A Colômbia é a terceira economia sul-americana, apresentando-se inferior somente a do Brasil e da Argentina, embora a desigualdade de renda seja prevalente e a riqueza seja mal distribuída. 

Sua economia está dividida em 13,9% para agricultura, 55,8% para serviços e 30,3% para indústria. Os principais produtos de exportação nacional são café e petróleo. O narcotráfico é outra atividade marcante no país. Atualmente, a Colômbia é a maior produtora mundial de cocaína (estima-se que esse país seja responsável por 80% da produção mundial dessa droga).

O IDH (Índice de Desenvolvimento Humano) é considerado alto para os padrões do continente (0,689), com expectativa de vida em 72,5 anos e alfabetização da população em 92,8%. Os números oficiais de 2014 indicam que cerca de 28,5% dos colombianos viviam abaixo da linha da pobreza e cerca de 8,1% em “extrema pobreza”.

O país possui a segunda maior população da América do Sul, que é constituída a partir da mistura entre índios, africanos e europeus, sobretudo, espanhóis. Essa diversidade representa um rico patrimônio cultural. A diversidade ecológica também torna a Colômbia um dos países mais ricos biologicamente, com maioria de florestas tropicais.

Desde 1960, as forças do governo, os rebeldes de esquerda e paramilitares de direita têm estado envolvidos nos conflitos armados mais duradouros do continente. Alimentado pelo tráfico de cocaína, o conflito cresceu dramaticamente nos anos 1980. No entanto, na década de 2000, a violência diminuiu significativamente. Muitos grupos paramilitares se desmobilizaram como parte de um controvertido processo de paz com o governo, e os guerrilheiros perderam o controle em muitas áreas onde outrora dominavam. 

A Colômbia, durante muitos anos, teve uma das maiores taxas de homicídio do mundo, sendo reduzida quase pela metade entre 1993 e 2005. Assassinatos de sindicalistas também foram significativamente reduzidos desde a década de 1990, mas continuam a ser ameaçados e assassinados. 

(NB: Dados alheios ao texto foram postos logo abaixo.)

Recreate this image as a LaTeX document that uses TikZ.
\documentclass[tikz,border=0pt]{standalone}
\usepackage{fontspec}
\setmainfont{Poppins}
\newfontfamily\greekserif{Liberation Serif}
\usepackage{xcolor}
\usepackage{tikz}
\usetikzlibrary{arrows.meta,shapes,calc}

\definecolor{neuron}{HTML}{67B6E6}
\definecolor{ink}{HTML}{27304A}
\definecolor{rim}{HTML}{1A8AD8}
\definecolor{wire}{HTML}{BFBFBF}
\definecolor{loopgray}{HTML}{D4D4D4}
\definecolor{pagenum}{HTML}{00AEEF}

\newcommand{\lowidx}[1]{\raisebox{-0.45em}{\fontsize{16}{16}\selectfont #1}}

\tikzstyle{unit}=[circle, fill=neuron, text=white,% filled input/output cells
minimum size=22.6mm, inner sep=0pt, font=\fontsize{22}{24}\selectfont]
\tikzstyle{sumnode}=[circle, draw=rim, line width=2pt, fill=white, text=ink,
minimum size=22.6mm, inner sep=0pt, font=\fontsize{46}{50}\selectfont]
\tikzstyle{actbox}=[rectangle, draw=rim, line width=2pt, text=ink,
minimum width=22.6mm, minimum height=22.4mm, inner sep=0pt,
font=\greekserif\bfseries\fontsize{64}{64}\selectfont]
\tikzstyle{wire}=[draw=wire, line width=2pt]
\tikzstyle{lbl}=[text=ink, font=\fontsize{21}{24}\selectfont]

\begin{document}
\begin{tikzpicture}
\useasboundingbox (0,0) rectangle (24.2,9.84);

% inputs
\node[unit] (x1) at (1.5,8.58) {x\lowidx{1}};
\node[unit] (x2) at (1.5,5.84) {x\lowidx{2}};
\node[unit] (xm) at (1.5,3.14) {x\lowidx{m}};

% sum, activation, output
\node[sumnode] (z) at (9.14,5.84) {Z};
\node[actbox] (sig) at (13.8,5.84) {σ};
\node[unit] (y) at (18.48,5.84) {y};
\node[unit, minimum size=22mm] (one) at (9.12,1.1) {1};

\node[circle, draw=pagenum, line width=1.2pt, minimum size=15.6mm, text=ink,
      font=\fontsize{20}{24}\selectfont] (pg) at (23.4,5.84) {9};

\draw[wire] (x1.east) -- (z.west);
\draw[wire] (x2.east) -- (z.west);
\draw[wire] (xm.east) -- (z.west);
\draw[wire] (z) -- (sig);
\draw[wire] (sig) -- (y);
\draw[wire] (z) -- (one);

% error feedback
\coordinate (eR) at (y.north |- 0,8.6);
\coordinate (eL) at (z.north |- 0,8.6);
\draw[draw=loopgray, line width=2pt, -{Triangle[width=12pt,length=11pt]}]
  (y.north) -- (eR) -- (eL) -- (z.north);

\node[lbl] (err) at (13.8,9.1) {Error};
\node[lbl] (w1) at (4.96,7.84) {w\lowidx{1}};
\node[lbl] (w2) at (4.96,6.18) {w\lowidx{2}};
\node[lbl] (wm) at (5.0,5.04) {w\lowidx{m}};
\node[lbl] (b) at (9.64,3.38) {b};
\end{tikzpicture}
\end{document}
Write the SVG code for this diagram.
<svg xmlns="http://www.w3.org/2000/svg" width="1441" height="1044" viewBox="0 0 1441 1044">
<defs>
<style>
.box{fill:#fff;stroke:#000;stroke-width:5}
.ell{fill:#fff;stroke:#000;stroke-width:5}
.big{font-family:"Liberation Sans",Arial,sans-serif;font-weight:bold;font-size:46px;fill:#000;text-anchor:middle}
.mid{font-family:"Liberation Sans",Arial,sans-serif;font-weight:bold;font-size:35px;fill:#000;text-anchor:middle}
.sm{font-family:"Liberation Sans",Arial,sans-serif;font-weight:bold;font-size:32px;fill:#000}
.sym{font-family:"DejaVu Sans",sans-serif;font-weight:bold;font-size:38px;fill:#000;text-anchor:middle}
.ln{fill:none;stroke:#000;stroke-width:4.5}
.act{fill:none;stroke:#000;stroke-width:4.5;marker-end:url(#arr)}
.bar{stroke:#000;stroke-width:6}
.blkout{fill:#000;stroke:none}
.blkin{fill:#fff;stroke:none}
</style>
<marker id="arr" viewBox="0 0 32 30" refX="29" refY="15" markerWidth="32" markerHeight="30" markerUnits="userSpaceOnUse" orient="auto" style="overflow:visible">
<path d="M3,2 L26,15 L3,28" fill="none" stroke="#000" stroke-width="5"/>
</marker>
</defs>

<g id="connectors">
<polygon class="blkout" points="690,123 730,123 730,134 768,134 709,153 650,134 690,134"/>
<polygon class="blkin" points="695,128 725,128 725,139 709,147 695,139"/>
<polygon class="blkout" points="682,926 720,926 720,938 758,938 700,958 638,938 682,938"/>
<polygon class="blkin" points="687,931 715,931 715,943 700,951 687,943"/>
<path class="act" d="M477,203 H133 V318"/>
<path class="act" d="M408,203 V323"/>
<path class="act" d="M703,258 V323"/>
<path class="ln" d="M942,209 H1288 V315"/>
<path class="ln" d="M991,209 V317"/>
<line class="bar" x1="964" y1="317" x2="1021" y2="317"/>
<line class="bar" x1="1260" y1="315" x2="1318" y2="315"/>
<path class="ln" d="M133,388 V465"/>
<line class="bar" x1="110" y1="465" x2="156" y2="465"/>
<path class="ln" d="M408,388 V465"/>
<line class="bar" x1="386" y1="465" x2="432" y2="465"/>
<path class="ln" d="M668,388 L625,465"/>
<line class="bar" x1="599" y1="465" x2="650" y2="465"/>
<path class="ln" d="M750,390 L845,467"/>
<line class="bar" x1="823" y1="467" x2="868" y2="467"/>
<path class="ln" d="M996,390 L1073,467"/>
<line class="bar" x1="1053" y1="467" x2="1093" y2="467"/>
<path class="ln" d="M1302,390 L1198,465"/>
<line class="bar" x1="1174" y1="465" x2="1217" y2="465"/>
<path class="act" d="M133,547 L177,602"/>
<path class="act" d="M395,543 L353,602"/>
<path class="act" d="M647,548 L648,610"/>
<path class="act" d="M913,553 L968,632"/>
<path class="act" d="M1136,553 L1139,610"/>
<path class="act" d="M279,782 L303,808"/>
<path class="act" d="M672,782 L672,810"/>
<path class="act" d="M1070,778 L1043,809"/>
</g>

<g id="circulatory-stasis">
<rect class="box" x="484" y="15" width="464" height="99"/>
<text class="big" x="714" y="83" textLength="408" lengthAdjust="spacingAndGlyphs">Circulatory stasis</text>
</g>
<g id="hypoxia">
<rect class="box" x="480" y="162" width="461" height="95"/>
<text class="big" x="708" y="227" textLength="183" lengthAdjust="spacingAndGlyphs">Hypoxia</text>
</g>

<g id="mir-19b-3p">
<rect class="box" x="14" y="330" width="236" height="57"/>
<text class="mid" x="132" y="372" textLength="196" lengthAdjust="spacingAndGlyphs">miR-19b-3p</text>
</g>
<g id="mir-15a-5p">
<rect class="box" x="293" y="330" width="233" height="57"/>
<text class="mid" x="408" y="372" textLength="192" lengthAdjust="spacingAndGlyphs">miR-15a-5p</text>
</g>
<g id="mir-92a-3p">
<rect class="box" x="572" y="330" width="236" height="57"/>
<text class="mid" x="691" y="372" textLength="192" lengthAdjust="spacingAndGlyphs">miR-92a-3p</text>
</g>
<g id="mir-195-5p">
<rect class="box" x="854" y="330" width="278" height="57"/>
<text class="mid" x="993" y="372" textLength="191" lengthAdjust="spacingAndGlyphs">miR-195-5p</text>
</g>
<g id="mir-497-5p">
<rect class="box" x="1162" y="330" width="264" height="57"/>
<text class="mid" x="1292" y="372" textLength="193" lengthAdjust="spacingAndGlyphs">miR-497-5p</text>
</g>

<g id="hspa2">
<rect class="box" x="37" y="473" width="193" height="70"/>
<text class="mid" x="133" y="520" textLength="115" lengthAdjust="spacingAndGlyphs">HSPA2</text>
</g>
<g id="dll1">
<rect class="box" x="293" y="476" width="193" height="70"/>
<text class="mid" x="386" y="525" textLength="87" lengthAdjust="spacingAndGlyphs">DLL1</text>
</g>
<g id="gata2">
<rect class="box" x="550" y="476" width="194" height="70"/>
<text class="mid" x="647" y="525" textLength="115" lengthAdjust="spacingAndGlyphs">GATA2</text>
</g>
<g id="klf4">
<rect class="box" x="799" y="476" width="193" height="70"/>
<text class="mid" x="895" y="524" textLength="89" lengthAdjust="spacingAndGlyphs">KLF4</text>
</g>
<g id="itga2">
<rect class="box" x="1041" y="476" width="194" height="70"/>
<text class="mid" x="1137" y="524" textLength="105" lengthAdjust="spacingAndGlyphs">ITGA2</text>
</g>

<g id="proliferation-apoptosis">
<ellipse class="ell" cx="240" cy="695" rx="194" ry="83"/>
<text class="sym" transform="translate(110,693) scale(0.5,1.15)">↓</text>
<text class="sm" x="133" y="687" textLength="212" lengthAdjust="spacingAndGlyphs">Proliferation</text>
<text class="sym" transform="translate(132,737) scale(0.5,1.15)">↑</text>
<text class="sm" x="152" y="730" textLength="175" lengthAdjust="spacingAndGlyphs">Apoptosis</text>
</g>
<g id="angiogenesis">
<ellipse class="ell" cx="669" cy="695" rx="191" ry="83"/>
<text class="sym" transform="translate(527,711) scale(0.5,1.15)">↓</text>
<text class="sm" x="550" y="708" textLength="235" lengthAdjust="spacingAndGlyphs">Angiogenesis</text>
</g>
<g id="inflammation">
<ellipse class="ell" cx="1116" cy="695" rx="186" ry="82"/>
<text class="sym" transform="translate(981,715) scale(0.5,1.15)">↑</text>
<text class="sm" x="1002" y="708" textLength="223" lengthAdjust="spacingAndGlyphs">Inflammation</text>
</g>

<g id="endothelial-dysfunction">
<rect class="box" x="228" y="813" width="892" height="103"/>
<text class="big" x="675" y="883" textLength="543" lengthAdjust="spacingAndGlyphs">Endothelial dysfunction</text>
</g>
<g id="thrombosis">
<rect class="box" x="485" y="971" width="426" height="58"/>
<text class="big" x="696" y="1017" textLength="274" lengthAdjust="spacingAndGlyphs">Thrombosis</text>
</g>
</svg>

As boas relações da Colômbia com a Venezuela favorecem uma reaproximação, que reduz a influência americana sobre o continente. Os governos de direita sempre garantiram uma presença militar e comercial americana influente naquele país, tornando-se uma base ameaçadora para outros países não alinhados a Washington. Depois do Chile, a Colômbia é o país do continente que mais investe em suas forças armadas.

A reaproximação com outros governos de esquerda, como a Venezuela e Cuba, países vizinhos afastados pela relação subordinada com os EUA, pode favorecer a todas as partes. Assim como um olhar mais atento para os vizinhos sul-americanos, que também estarão, em sua maioria, sendo governados pela esquerda. A Colômbia, frequentemente, dificultava acordos entre os colegas de bloco, por estar alinhada com os EUA. 

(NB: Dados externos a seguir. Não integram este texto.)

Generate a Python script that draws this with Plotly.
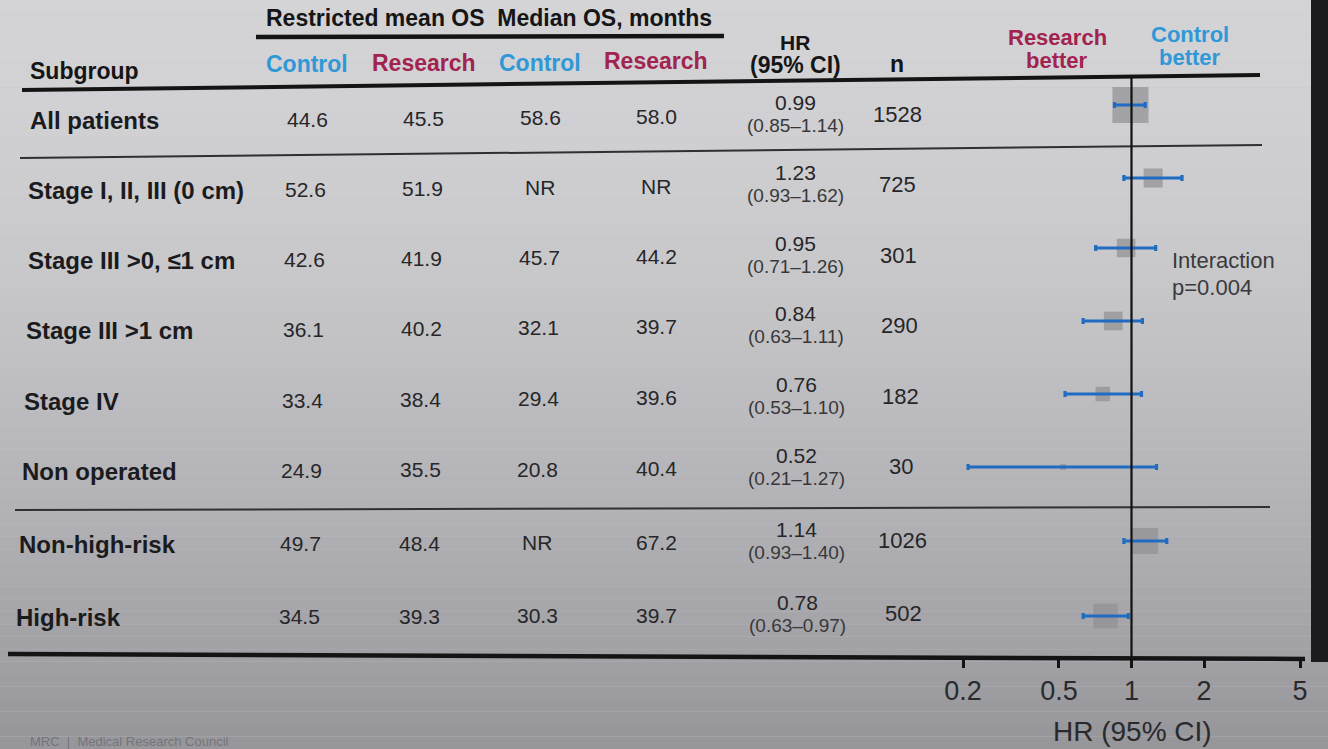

Uma prova dessa mudança é o desespero dos Bolsonaros com as dificuldades que virão, agora, na relação com o governo de esquerda. Com a eventual derrota de Bolsonaro para Lula, restarão apenas Equador (Guillermo Lasso), Paraguai (Mario Abdo Benítez) e Uruguai (Luis Alberto Lacalle Pou) governados pela direita. Sendo que estes também enfrentam crises e instabilidades. A solidez dos governos conservadores e elitistas na Colômbia tornavam-na um pilar inquestionável da direita no continente.